#### [PROBLEM TO WORK ON]
Lines containing the word "matplotlib" are to be located and copied.

— begin STORED DATA —

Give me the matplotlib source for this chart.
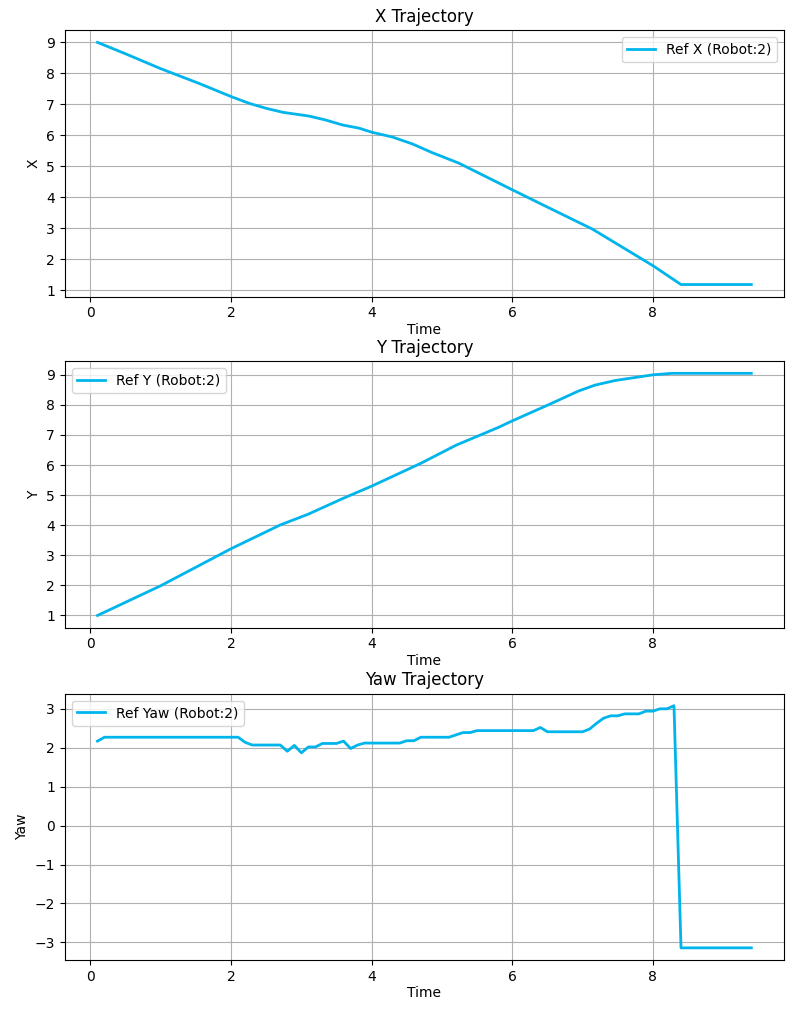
import numpy as np
import matplotlib
matplotlib.use("Agg")
import matplotlib.pyplot as plt

# ==================================
# DATA
# ==================================
t_x = [0.1, 0.5, 1.0, 1.55, 2.0, 2.26, 2.5, 2.74, 3.11, 3.35, 3.59, 3.82,
       4.0, 4.3, 4.58, 4.86, 5.24, 6.0, 6.5, 7.14, 8.0, 8.4, 9.4]
ref_x = [9.0, 8.63, 8.15, 7.67, 7.25, 7.03, 6.87, 6.74, 6.62, 6.49, 6.33,
         6.23, 6.1, 5.94, 5.72, 5.44, 5.1, 4.24, 3.68, 2.97, 1.79, 1.18, 1.18]

t_y = [0.1, 1.0, 2.0, 2.7, 3.1, 3.6, 4.0, 4.7, 5.2, 5.81, 6.0, 6.52,
       6.94, 7.18, 7.46, 7.8, 8.0, 8.27, 9.4]
ref_y = [1.0, 1.99, 3.22, 4.01, 4.37, 4.9, 5.3, 6.06, 6.66, 7.26, 7.47,
         8.01, 8.46, 8.66, 8.81, 8.93, 9.0, 9.05, 9.05]

t_yaw = [0.1, 0.2, 0.3, 0.4, 0.5, 0.6, 0.7, 0.8, 0.9, 1.0,
         1.1, 1.2, 1.3, 1.4, 1.5, 1.6, 1.7, 1.8, 1.9, 2.0,
         2.1, 2.2, 2.3, 2.4, 2.5, 2.6, 2.7, 2.8, 2.9, 3.0,
         3.1, 3.2, 3.3, 3.4, 3.5, 3.6, 3.7, 3.8, 3.9, 4.0,
         4.1, 4.2, 4.3, 4.4, 4.5, 4.6, 4.7, 4.8, 4.9, 5.0,
         5.1, 5.2, 5.3, 5.4, 5.5, 5.6, 5.7, 5.8, 5.9, 6.0,
         6.1, 6.2, 6.3, 6.4, 6.5, 6.6, 6.7, 6.8, 6.9, 7.0,
         7.1, 7.2, 7.3, 7.4, 7.5, 7.6, 7.7, 7.8, 7.9, 8.0,
         8.1, 8.2, 8.3, 8.4, 8.5, 8.6, 8.7, 8.8, 8.9, 9.0,
         9.1, 9.2, 9.3, 9.4]
ref_yaw = [2.17, 2.27, 2.27, 2.27, 2.27, 2.27, 2.27, 2.27, 2.27, 2.27,
           2.27, 2.27, 2.27, 2.27, 2.27, 2.27, 2.27, 2.27, 2.27, 2.27,
           2.27, 2.14, 2.07, 2.07, 2.07, 2.07, 2.07, 1.91, 2.06, 1.87,
           2.02, 2.02, 2.11, 2.11, 2.11, 2.17, 1.98, 2.07, 2.12, 2.12,
           2.12, 2.12, 2.12, 2.12, 2.18, 2.18, 2.27, 2.27, 2.27, 2.27,
           2.27, 2.33, 2.39, 2.39, 2.44, 2.44, 2.44, 2.44, 2.44, 2.44,
           2.44, 2.44, 2.44, 2.52, 2.41, 2.41, 2.41, 2.41, 2.41, 2.41,
           2.48, 2.63, 2.76, 2.82, 2.82, 2.87, 2.87, 2.87, 2.94, 2.94,
           3.0, 3.0, 3.08, -3.14, -3.14, -3.14, -3.14, -3.14, -3.14, -3.14,
           -3.14, -3.14, -3.14, -3.14]

line_color = "#00b4ec"

# ==================================
# PLOTTING
# ==================================
fig = plt.figure(figsize=(8, 10.09), dpi=100)

panels = [
    (t_x, ref_x, "X Trajectory", "X", "Ref X (Robot:2)", "upper right",
     [0.081, 0.706, 0.899, 0.264]),
    (t_y, ref_y, "Y Trajectory", "Y", "Ref Y (Robot:2)", "upper left",
     [0.081, 0.378, 0.899, 0.264]),
    (t_yaw, ref_yaw, "Yaw Trajectory", "Yaw", "Ref Yaw (Robot:2)", "upper left",
     [0.081, 0.0486, 0.899, 0.264]),
]

for t, vals, title, ylab, lab, loc, rect in panels:
    ax = fig.add_axes(rect)
    ax.plot(t, vals, color=line_color, linewidth=2, label=lab)
    ax.set_title(title)
    ax.set_xlabel("Time", labelpad=2)
    ax.set_ylabel(ylab)
    ax.grid(True)
    ax.legend(loc=loc)
    ax.set_xticks([0, 2, 4, 6, 8])

fig.axes[0].set_yticks(range(1, 10))
fig.axes[1].set_yticks(range(1, 10))
fig.axes[2].set_yticks(range(-3, 4))

plt.savefig("out.png", dpi=100)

— end STORED DATA —

#### [REPLY TO THE TASK]
Give me the matplotlib source for this chart.
import matplotlib
matplotlib.use("Agg")
import matplotlib.pyplot as plt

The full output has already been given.